The National Research Council finally came out with their rankings of all graduate programs in the United States. Well, not rankings really. Unlike the 1990s report, this one doesn’t do an official rank of #1, 2, 3, and so forth. Rather, they use the data to provide a range within which programs fall, based both on scholarly criteria (research productivity, etc.) and on ratings by professors themselves. They also provide ratings on research, student success, and diversity within each program.
In other words, it is rather confusing!
The Chronicle for Higher Education provides a handy chart with all the information about anthropology graduate programs. I’ve been looking at it since last night, trying to make some sense of it.
Two easy conclusions. On the S-ranking, where “programs are rated highly if they are strong in criteria that scholars say are most important,” the same problems crop up as with journal impact factors and anthropology. The science side of things gets more citations, more articles, more research dollars and so forth. Books, journal articles that take a long time to create, the low dollar amounts involved in cultural anthro research – they don’t play as well in that ranking. A look at the difference in the divisions at Duke and previously at Stanford highlight this – Duke bio is #1, Duke cultural is #33, Stanford sciences is #3, Stanford cultural is #6.
The R-ranking, where “programs are ranked highly if they have similar features to programs viewed by faculty as top-notch,” is more the popularity game – established programs at rich and well-known universities tend to do quite well. Harvard gets a #1 ranking here, as does Michigan, the #1 in the previous NRC report.
Everyone wants a final ranking of top-notch programs. I started crunching numbers, the overall average of their high and low S-rank and high and low R-rank (scholarly and reputation rankings), but that was taking too long!
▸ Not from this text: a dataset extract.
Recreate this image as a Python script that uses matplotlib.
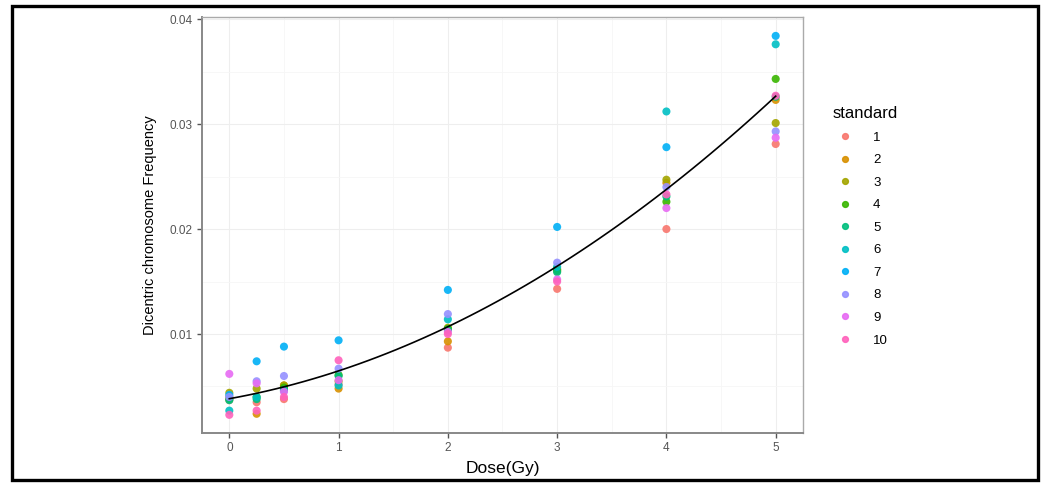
import matplotlib.pyplot as plt
import numpy as np
from matplotlib.patches import Rectangle
from matplotlib.lines import Line2D

plt.rcParams['font.family'] = ['Liberation Sans', 'DejaVu Sans']

# doses (Gy) and dicentric frequency per standard
dose = [0, 0.25, 0.5, 1, 2, 3, 4, 5]
standards = ['1', '2', '3', '4', '5', '6', '7', '8', '9', '10']
freq = {
    '1':  [0.0037, 0.0035, 0.0038, 0.0052, 0.0087, 0.0143, 0.0200, 0.0281],
    '2':  [0.0040, 0.0024, 0.0051, 0.0048, 0.0093, 0.0160, 0.0244, 0.0323],
    '3':  [0.0044, 0.0048, 0.0051, 0.0055, 0.0106, 0.0162, 0.0247, 0.0301],
    '4':  [0.0038, 0.0040, 0.0049, 0.0061, 0.0105, 0.0161, 0.0226, 0.0343],
    '5':  [0.0037, 0.0038, 0.0047, 0.0060, 0.0104, 0.0159, 0.0231, 0.0326],
    '6':  [0.0027, 0.0040, 0.0046, 0.0051, 0.0114, 0.0164, 0.0312, 0.0376],
    '7':  [0.0042, 0.0074, 0.0088, 0.0094, 0.0142, 0.0202, 0.0278, 0.0384],
    '8':  [0.0040, 0.0055, 0.0060, 0.0067, 0.0119, 0.0168, 0.0240, 0.0293],
    '9':  [0.0062, 0.0053, 0.0045, 0.0056, 0.0102, 0.0152, 0.0220, 0.0287],
    '10': [0.0023, 0.0027, 0.0040, 0.0075, 0.0100, 0.0150, 0.0233, 0.0327],
}
# ggplot default hue palette for 10 levels
colors = ['#F8766D', '#D89000', '#A3A500', '#39B600', '#00BF7D',
          '#00BFC4', '#00B0F6', '#9590FF', '#E76BF3', '#FF62BC']

x_ticks = [0, 1, 2, 3, 4, 5]
y_ticks = [0.01, 0.02, 0.03, 0.04]
y_tick_labels = ['0.01', '0.02', '0.03', '0.04']

fig = plt.figure(figsize=(10.44, 4.86), dpi=100)
ax = fig.add_axes([202 / 1044, 53 / 486, 601 / 1044, 416 / 486])

for s, c in zip(standards, colors):
    ax.scatter(dose, freq[s], s=34, color=c, edgecolors='none', alpha=0.9, zorder=3)

# quadratic dose-response fit over all points
all_x = np.repeat([dose], len(standards), axis=0).ravel()
all_y = np.array([freq[s] for s in standards]).ravel()
coef = np.polyfit(all_x, all_y, 2)
xs = np.linspace(0, 5, 60)
ax.plot(xs, np.polyval(coef, xs), color='black', lw=1.2, zorder=4)

ax.set_xlim(-0.25, 5.25)
ax.set_ylim(0.00057, 0.0402)
ax.set_xticks(x_ticks)
ax.set_xticklabels([str(t) for t in x_ticks])
ax.set_yticks(y_ticks)
ax.set_yticklabels(y_tick_labels)
ax.set_xticks([0.5, 1.5, 2.5, 3.5, 4.5], minor=True)
ax.set_yticks([0.005, 0.015, 0.025, 0.035], minor=True)
ax.tick_params(which='minor', length=0)
ax.tick_params(which='major', length=3.5, width=1, color='#555555',
               labelsize=8.5, labelcolor='#555555', pad=3)
ax.grid(which='major', color='#eeeeee', lw=0.8)
ax.grid(which='minor', color='#f6f6f6', lw=0.6)
ax.set_axisbelow(True)
for side in ['top', 'right']:
    ax.spines[side].set_color('#aaaaaa')
    ax.spines[side].set_linewidth(1.0)
for side in ['left', 'bottom']:
    ax.spines[side].set_color('#888888')
    ax.spines[side].set_linewidth(1.4)

ax.set_xlabel('Dose(Gy)', fontsize=12.5, labelpad=5)
ax.set_ylabel('Dicentric chromosome Frequency', fontsize=10.5, labelpad=9)

handles = [Line2D([], [], ls='none', marker='o', ms=4.2, color=c, alpha=0.9)
           for c in colors]
leg = fig.legend(handles, standards, title='standard', loc='upper left',
                 bbox_to_anchor=(827 / 1044, 1 - 101 / 486), frameon=False,
                 fontsize=9.5, title_fontsize=12, labelspacing=0.78,
                 handletextpad=1.1, borderaxespad=0)
leg._legend_box.align = 'left'

# outer frame
fig.patches.append(Rectangle((12 / 1044, 6 / 486), 1026 / 1044, 474 / 486,
                             transform=fig.transFigure, fill=False,
                             edgecolor='black', lw=2.4))

fig.savefig('out.png', dpi=100)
So I just went with programs where their high S-rank and R-rank were both in the top 10. And luckily that gave 10 programs! Here is the alphabetical list of the graduate programs that met both those criteria:
Of course lots of great programs are left off that list, and the NRC rankings give potential students other ways to look at the data (that Students High ranking, which covers completion rates, financial aid and other criteria could be crucial). Applied programs and specialized programs generally don’t do as well, since those often publish in other venues. In the end, finding a program where there are good professors that match your interests amd where good mentoring happens, that would be my #1 criterion if I were applying again.